April 2026 has proven to be another standout month for the @realty network, achieving an impressive $584,512,374 in total property sales across Australia and New Zealand. This result represents a 25.14% increase compared to April 2025, reinforcing the strength and resilience of the @realty network, even as the broader property market begins to shift.
Market Enters a New Phase
While @realty celebrates strong performance, national housing data indicates the market is entering a more balanced and complex phase. National home prices dipped 0.1% in April, marking the first monthly decline of 2026, bringing the median home value to $910,000.
Despite this slight monthly drop, the bigger picture remains positive:
- Home values are still up 8.5% year-on-year, adding approximately $92,200 to the median property.
- Capital city values declined 0.2% over the month, but remain 7.7% higher annually, with a median value of $1,017,000.
Mixed Results Across Capital Cities
Performance across Australia’s capitals continues to diverge:
- Hobart (+0.3%) led monthly growth.
- Brisbane, Adelaide, and Perth (+0.2%) followed closely.
- Sydney (-0.5%) and Melbourne (-0.3%) recorded declines, reflecting growing pressure in rate-sensitive markets.
The downturn is being largely driven by house prices, which fell 0.2% across capital cities, while unit prices remained stable—a clear sign that buyers are gravitating toward more affordable options as borrowing capacity tightens.

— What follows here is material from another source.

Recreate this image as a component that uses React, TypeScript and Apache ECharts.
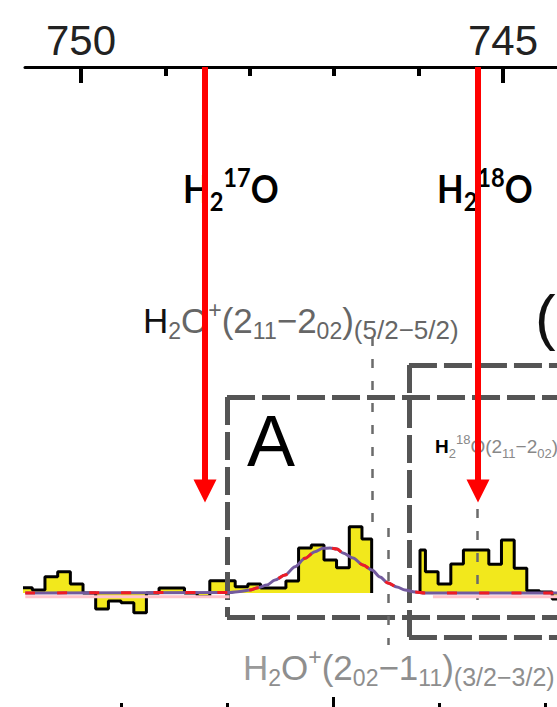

Strong Annual Growth Leaders
On an annual basis, several cities continue to outperform:
- Perth (+21.5%) remains the fastest-growing capital
- Brisbane (+17.5%)
- Darwin (+16.9%)
- Adelaide (+13.9%)
Regional Markets Continue to Shine
Regional Australia remains a standout performer:
- Prices rose 0.2% in April
- Up 10.7% year-on-year
- Over five years, regional markets have surged 54.4%, compared to 35.8% in capital cities
Affordability and lifestyle appeal continue to drive demand, although momentum is beginning to moderate.
A Market Losing Momentum
April data highlights a clear shift:
- Nearly half of SA4 regions recorded price declines, signaling a widespread cooling.
- Inner-city markets—particularly in Sydney and Melbourne—are leading the downturn following successive interest rate increases.
- Even traditionally strong markets like Perth, Adelaide, and regional areas are beginning to show signs of slowing growth.
The decline is being primarily driven by New South Wales and Victoria, though pockets of weakness are emerging in:
- Inner Brisbane
- Adelaide’s Central & Hills and West regions
- Northern Perth
What’s Driving the Shift?
Several factors are contributing to the market rebalancing:
- Higher interest rates reducing borrowing capacity
- Softening auction clearance rates, indicating misaligned buyer and seller expectations
- Economic uncertainty impacting buyer confidence
However, the market remains underpinned by strong fundamentals:
- Robust employment levels
- High household equity
- Limited forced selling
- Ongoing housing supply constraints, worsened by construction costs and interest rates
Outlook: Gradual Adjustment Ahead
While price growth is expected to continue slowing, a sharp downturn appears unlikely. Instead, the market is transitioning into a multi-speed environment, where performance varies significantly by location and price point.
The outlook suggests:
- A gradual adjustment period
- Moderating growth conditions
- Potential for further small price declines
@realty Positioned for Continued Growth
Despite broader market headwinds, @realty’s strong April performance highlights the network’s ability to thrive in changing conditions. With a flexible model, strong support systems, and agents operating in high-growth markets, @realty continues to outperform and deliver results.
As the market evolves, adaptability, local expertise, and strategic positioning will be key—and @realty agents are clearly leading the way.